The Law Talking Guy said...

Legitimacy is indeed a very complicated concept. We can't lose sight of the fact that it is not enough to win according to the rules, the "public" must believe it to be "fair" and "right." How the public, which is not a person, determines or believes anything is a very slippery concept. Not to mention fairness. This has a lot to do with how the public debate gets framed around the issues. Hillary Clinton got out of the gate too slow and lost the public battle for superdelegates. That was not a foregone conclusion. She could have said from the earliest days that the contest was about winning over the party faithful, and made it seem like an Oscar contest rather than the People's Choice Awards. But it would be impossible to pursue both that strategy and the Big State popular vote strategy at the same time. It was galling to her, no doubt, that Obama could win through non-representative caucuses and yet she could not win through non-representative superdelegates. But by participating in Iowa, she legitimized it. She would have had to try to delegitimize caucuses from the outset (not halfway through as she finally tried to).

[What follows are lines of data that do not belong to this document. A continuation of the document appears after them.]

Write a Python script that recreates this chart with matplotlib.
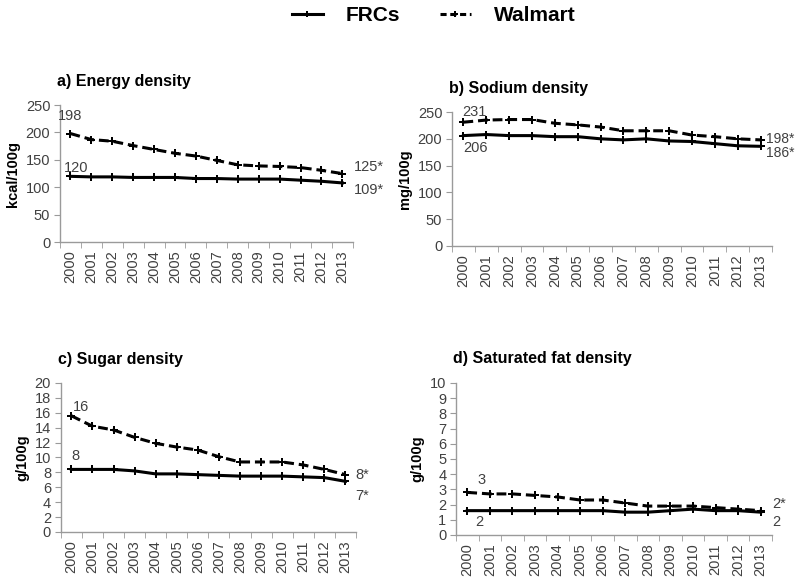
import matplotlib
matplotlib.use("Agg")
import matplotlib.pyplot as plt
from matplotlib.lines import Line2D

plt.rcParams.update({
    "font.family": ["Liberation Sans", "DejaVu Sans"],
    "font.size": 10,
})

years = [str(y) for y in range(2000, 2014)]

energy_frc = [120, 119, 119, 118, 118, 118, 116, 116, 115, 115, 115, 113, 111, 108]
energy_wal = [198, 187, 184, 176, 169, 162, 157, 149, 141, 139, 138, 136, 131, 125]

sodium_frc = [206, 208, 206, 206, 204, 204, 200, 198, 200, 196, 195, 191, 187, 186]
sodium_wal = [231, 235, 236, 236, 229, 226, 222, 215, 215, 215, 207, 204, 200, 198]

sugar_frc = [8.4, 8.4, 8.4, 8.2, 7.8, 7.8, 7.7, 7.6, 7.5, 7.5, 7.5, 7.4, 7.3, 6.8]
sugar_wal = [15.6, 14.2, 13.7, 12.7, 11.9, 11.4, 11.0, 10.1, 9.4, 9.4, 9.4, 9.0, 8.4, 7.7]

satfat_frc = [1.6, 1.6, 1.6, 1.6, 1.6, 1.6, 1.6, 1.5, 1.5, 1.6, 1.7, 1.6, 1.6, 1.5]
satfat_wal = [2.8, 2.7, 2.7, 2.6, 2.5, 2.3, 2.3, 2.1, 1.9, 1.9, 1.9, 1.8, 1.7, 1.6]

grey = "#404040"
spine_c = "#9a9a9a"

fig = plt.figure(figsize=(8, 5.85), dpi=100)

panels = [
    # title, ylabel, frc, wal, ymax, ystep, rect, labels
    ("a) Energy density", "kcal/100g", energy_frc, energy_wal, 250, 50,
     [0.075, 0.586, 0.366, 0.2345],
     [("198", 0, "w", (0, 12.5), "center", 10.5), ("120", 0, "f", (4, 6), "center", 10.5),
      ("125*", 13, "w", (8, 4.5), "left", 10.5), ("109*", 13, "f", (8, -5), "left", 10.5)]),
    ("b) Sodium density", "mg/100g", sodium_frc, sodium_wal, 250, 50,
     [0.565, 0.5795, 0.4, 0.229],
     [("231", 0, "w", (8, 7.5), "center", 10.5), ("206", 0, "f", (8.5, -9), "center", 10.5),
      ("198*", 13, "w", (4, 1), "left", 10), ("186*", 13, "f", (4, -5), "left", 10)]),
    ("c) Sugar density", "g/100g", sugar_frc, sugar_wal, 20, 2,
     [0.076, 0.0906, 0.369, 0.2547],
     [("16", 0, "w", (7, 6.5), "center", 10.5), ("8", 0, "f", (3, 9.6), "center", 10.5),
      ("8*", 13, "w", (7, 0), "left", 10.5), ("7*", 13, "f", (7, -10.5), "left", 10.5)]),
    ("d) Saturated fat density", "g/100g", satfat_frc, satfat_wal, 10, 1,
     [0.57, 0.0855, 0.395, 0.26],
     [("3", 0, "w", (10, 9), "center", 10.5), ("2", 0, "f", (8.5, -8), "center", 10.5),
      ("2*", 13, "w", (8, 5), "left", 10.5), ("2", 13, "f", (8, -7), "left", 10.5)]),
]

x = list(range(len(years)))

for title, ylab, frc, wal, ymax, ystep, rect, labels in panels:
    ax = fig.add_axes(rect)
    ax.plot(x, frc, color="black", lw=2.2, marker="P", markersize=5.5,
            markeredgewidth=0, solid_joinstyle="round")
    ax.plot(x, wal, color="black", lw=2.2, marker="P", markersize=5.5,
            markeredgewidth=0, dashes=(3.2, 1.6))

    ax.set_xlim(-0.5, len(years) - 0.5)
    ax.set_ylim(0, ymax)
    ax.set_yticks(range(0, ymax + 1, ystep))
    ax.set_xticks(x)
    ax.set_xticklabels(years, rotation=90, fontsize=10.5, color=grey)
    ax.set_xticks([i - 0.5 for i in range(len(years) + 1)], minor=True)
    ax.tick_params(axis="x", which="major", length=0, pad=6)
    ax.tick_params(axis="x", which="minor", length=4, color=spine_c, direction="out")
    ax.tick_params(axis="y", length=4, color=spine_c, labelsize=10.5,
                   labelcolor=grey, pad=3)

    for s in ["top", "right"]:
        ax.spines[s].set_visible(False)
    for s in ["left", "bottom"]:
        ax.spines[s].set_color(spine_c)
        ax.spines[s].set_linewidth(1)

    ax.set_ylabel(ylab, fontweight="bold", fontsize=10.5, color="black", labelpad=4)
    ax.set_title(title, loc="left", fontweight="bold", fontsize=11.5, pad=14,
                 x=-0.01)

    for txt, idx, which, off, ha, fs in labels:
        val = wal[idx] if which == "w" else frc[idx]
        ax.annotate(txt, xy=(idx, val), xytext=off, textcoords="offset points",
                    ha=ha, va="center", fontsize=fs, color=grey)

handles = [
    Line2D([], [], color="black", lw=2.2, marker="P", markersize=5, markeredgewidth=0),
    Line2D([], [], color="black", lw=2.2, marker="P", markersize=5, markeredgewidth=0,
           dashes=(2, 1.2)),
]
fig.legend(handles, ["FRCs", "Walmart"], loc="center", bbox_to_anchor=(0.542, 0.973),
           ncol=2, frameon=False, handlelength=1.5, handletextpad=1.1,
           columnspacing=1.9, prop={"weight": "bold", "size": 15})

fig.savefig("out.png", dpi=100)
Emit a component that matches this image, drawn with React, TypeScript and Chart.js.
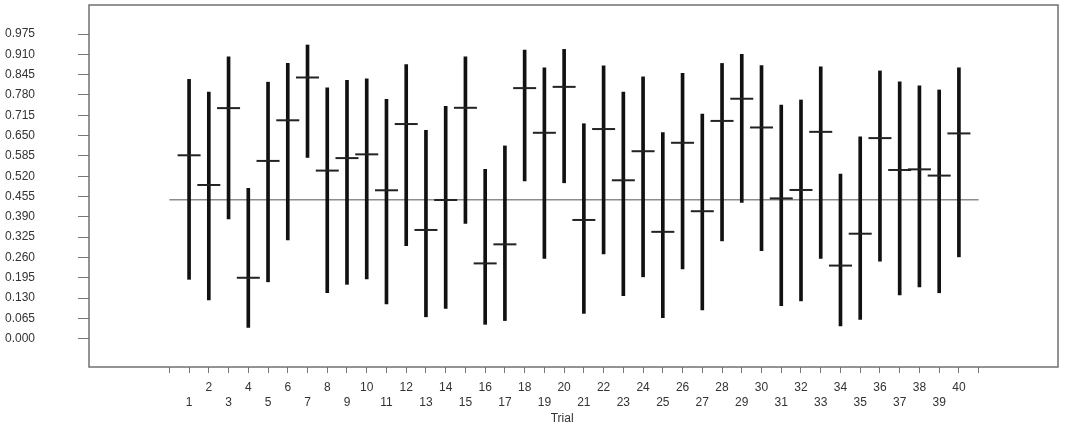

Just so, Al Gore could have insisted that the Electoral College must never stand in the way of the popular vote, an attitude that could have prevailed if it brought a million people into the streets. It can happen here just as in Iran, and easier. Instead all we had was the lousy Brooks Brothers riot in Broward county and the GOP won all those battles for legitimacy in the public eye. Gore hoped to win by lawyers and law alone. Total flop.

I don't think there's any magic to democratic rules. The trick is to have a set of rules that the public believes is fair. And you have to sell it right from the beginning.